“Bohemian Rhapsody” il celebrato film diretto da Bryan Singer, potrà incantare e commuovere le nuove generazioni, ma decisamente non lo consiglierei ad un accanito, affezionato fan dei QUEEN.
E’ un film bello ma senz’anima, forzatamente epico e persino noioso in alcune scene. Un film di puro intrattenimento, nulla di più.
E’ vero, quando si tocca un mito così grande e così radicato nella cultura popolare, qualsiasi interpretazione risulta inadeguata, quasi inaccettabile.
Ma credo questo sia uno dei peggiori film biografici della storia recente, perchè le inesattezze sono tante e tali da deludere una buona parte di chiunque abbia un minimo di conoscenza in materia.
Nulla da eccepire riguardo al cast e naturalmente su tutti a Rami Malek nella sua a dir poco magistrale interpretazione di Freddie Mercury, a volte però talmente esagerata, da sfiorare il grottesco.
Quanto agli attori che intepretano gli altri membri della band, Gwilym Lee (Brian May), Ben Hardy (Roger Taylor), Joe Mazzello (John Deacon), potremmo dire che sono quasi perfetti nell’aspetto e nelle movenze ma ahimè sembrano quasi una caricatura.
Spettacolare dunque dal punto di vista estetico ma quasi eccentrico e poco credibile, di conseguenza anche carente dal punto di vista umano.
Freddie Mercury viene dipinto come persona perfettamente consapevole della sua statura, ambiziosa ed egocentrica, traspare davvero molto poco della sua generosità d’animo da molti conosciuta.
Notevole è la ricostruzione storica attraverso il costume, attenzione, ma non attraverso la vera storia del gruppo.
Ciò che ne consegue ci fa riflettere : perchè mai Brian May e Roger Taylor, non solo loro stessi produttori esecutivi, ma anche consulenti, abbiano deciso di far riscrivere completamente o quasi la loro storia?

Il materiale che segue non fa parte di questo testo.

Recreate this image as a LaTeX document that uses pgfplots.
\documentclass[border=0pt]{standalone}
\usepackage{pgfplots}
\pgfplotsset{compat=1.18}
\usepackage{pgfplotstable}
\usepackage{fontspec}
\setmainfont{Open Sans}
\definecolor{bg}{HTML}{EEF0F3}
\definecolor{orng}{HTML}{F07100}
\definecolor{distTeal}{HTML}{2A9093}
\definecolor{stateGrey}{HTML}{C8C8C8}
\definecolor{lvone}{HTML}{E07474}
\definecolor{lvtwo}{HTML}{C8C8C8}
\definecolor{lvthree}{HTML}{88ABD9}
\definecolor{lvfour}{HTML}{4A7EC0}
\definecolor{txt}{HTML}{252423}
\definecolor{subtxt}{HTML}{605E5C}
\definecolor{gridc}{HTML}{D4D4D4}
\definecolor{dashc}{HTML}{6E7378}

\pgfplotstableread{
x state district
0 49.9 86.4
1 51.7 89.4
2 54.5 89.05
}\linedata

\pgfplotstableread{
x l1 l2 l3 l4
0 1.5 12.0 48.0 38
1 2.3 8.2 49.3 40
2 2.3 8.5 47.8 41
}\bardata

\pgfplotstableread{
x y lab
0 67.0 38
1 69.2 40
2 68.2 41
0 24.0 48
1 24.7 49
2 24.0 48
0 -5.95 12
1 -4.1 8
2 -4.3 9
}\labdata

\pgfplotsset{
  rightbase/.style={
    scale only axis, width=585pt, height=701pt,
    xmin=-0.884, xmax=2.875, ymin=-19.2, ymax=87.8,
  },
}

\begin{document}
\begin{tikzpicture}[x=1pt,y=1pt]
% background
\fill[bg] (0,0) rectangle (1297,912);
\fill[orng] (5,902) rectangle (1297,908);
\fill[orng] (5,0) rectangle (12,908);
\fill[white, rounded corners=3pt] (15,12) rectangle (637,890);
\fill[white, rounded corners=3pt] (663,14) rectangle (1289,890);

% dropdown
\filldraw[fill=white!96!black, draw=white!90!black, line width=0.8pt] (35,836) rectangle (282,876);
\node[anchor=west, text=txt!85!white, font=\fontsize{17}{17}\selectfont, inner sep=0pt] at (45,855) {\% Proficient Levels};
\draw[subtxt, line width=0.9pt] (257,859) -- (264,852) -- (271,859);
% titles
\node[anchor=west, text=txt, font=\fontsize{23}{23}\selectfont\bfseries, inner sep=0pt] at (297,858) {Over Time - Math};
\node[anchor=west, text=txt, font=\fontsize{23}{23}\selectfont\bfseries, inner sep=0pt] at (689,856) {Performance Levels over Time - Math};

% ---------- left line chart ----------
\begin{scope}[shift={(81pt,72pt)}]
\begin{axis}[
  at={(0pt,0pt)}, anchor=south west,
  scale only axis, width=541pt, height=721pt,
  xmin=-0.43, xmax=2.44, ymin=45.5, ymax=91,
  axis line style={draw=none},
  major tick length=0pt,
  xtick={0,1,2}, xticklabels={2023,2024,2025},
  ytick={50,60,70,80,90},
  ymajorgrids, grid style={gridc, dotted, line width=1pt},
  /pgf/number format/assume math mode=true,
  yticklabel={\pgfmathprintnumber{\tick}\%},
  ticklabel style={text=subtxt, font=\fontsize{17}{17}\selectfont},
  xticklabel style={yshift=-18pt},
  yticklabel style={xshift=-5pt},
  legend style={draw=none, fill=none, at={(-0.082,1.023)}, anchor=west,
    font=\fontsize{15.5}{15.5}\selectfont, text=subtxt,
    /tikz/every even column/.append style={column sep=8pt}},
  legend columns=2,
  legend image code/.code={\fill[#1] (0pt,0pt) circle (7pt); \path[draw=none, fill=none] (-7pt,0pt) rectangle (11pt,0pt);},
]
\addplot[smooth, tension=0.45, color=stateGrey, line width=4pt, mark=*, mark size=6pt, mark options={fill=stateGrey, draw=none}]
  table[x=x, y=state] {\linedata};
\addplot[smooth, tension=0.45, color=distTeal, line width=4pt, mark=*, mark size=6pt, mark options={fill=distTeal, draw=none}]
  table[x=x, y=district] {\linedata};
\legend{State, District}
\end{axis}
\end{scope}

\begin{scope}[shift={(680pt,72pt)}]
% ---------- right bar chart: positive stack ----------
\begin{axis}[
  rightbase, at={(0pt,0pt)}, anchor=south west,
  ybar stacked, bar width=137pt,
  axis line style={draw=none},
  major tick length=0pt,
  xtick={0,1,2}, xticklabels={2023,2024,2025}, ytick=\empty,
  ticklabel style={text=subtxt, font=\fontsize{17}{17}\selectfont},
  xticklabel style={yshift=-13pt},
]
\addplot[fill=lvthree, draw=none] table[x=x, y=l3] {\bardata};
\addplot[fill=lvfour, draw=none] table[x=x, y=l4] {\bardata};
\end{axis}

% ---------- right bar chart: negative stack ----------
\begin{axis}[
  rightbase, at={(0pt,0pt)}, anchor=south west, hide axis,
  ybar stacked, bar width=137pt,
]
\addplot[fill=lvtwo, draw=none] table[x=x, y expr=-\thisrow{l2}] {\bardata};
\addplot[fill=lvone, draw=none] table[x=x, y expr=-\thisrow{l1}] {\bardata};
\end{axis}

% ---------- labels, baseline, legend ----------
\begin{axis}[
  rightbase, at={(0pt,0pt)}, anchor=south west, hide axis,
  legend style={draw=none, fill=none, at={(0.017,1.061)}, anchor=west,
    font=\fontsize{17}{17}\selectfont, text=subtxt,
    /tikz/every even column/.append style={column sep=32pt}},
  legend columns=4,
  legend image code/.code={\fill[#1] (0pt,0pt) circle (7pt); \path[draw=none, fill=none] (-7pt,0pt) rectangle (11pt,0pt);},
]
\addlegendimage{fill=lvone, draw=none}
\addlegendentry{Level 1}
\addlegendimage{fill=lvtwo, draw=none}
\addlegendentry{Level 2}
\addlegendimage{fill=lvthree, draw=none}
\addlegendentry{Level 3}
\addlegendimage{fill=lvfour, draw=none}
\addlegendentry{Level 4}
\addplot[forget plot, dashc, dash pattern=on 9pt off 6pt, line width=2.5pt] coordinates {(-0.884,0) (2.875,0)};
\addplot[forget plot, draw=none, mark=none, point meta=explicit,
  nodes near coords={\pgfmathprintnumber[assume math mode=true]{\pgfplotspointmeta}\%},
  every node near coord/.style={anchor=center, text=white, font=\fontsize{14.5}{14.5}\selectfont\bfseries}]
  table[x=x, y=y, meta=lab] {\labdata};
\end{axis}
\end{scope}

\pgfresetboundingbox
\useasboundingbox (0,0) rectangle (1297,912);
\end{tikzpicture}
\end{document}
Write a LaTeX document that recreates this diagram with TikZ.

Ecco dunque che ad uno ad uno i personaggi si susseguono nel film, ed ognuno di loro con una storia non corrispondente al reale, incompresibile visto che appunto parliamo di persone realmente esistite e non personaggi di un romanzo. Per non parlare delfatto che quel certo Ray Foster, produttore discografico della EMI Records non sia mai esistito. Forse si voleva rappresentare in un solo personaggio tutti coloro che all’epoca degli esordi della band, diffidavano del loro potenziale e di un loro futuro a lungo termine. Del resto la stessa EMI è e resta per sempre, la loro casa discografica per eccellenza, alla quale rimarranno legati ben oltre la morte di Mercury.
“Bohemian Rhapsody” si riduce dunque ad una grande e ben architettata parodia e ne consegue una enorme operazione commerciale.
Da salvare forse l’ottima rappresentazione dell’eterno dilemma della mega star che nonostante la fama ed il denaro, deve fare i conti con la vita di tutti i giorni e spesso si ritrova sola, nonchè l’omosessualità di Mercury, affrontata con molta delicatezza ma anche qui, il tutto viene però danneggiato dalle continue inesattezze storiche, che non rendono giustizia alla persona ancor prima che al personaggio.
La parte finale di Bohemian Rhapsody punta esclusivamente sulla memorabile performance del Live Aid (luglio 1985) che naturalmente fa stringere il cuore ripensando ancora a quegli indimenticabili 20 minuti, del vero concerto. Il tempo si ferma in quella scena, non può andare oltre. Considerando anche la ristrettezza nei tempi, forse troppo tedioso e straziante ancora andare avanti e raccontare quello che è avvenuto dopo ed il tragico epilogo.
Lo spettatore rimane disorientato da quello che resta : uno statico commosso ricordo, di un tempo che fu.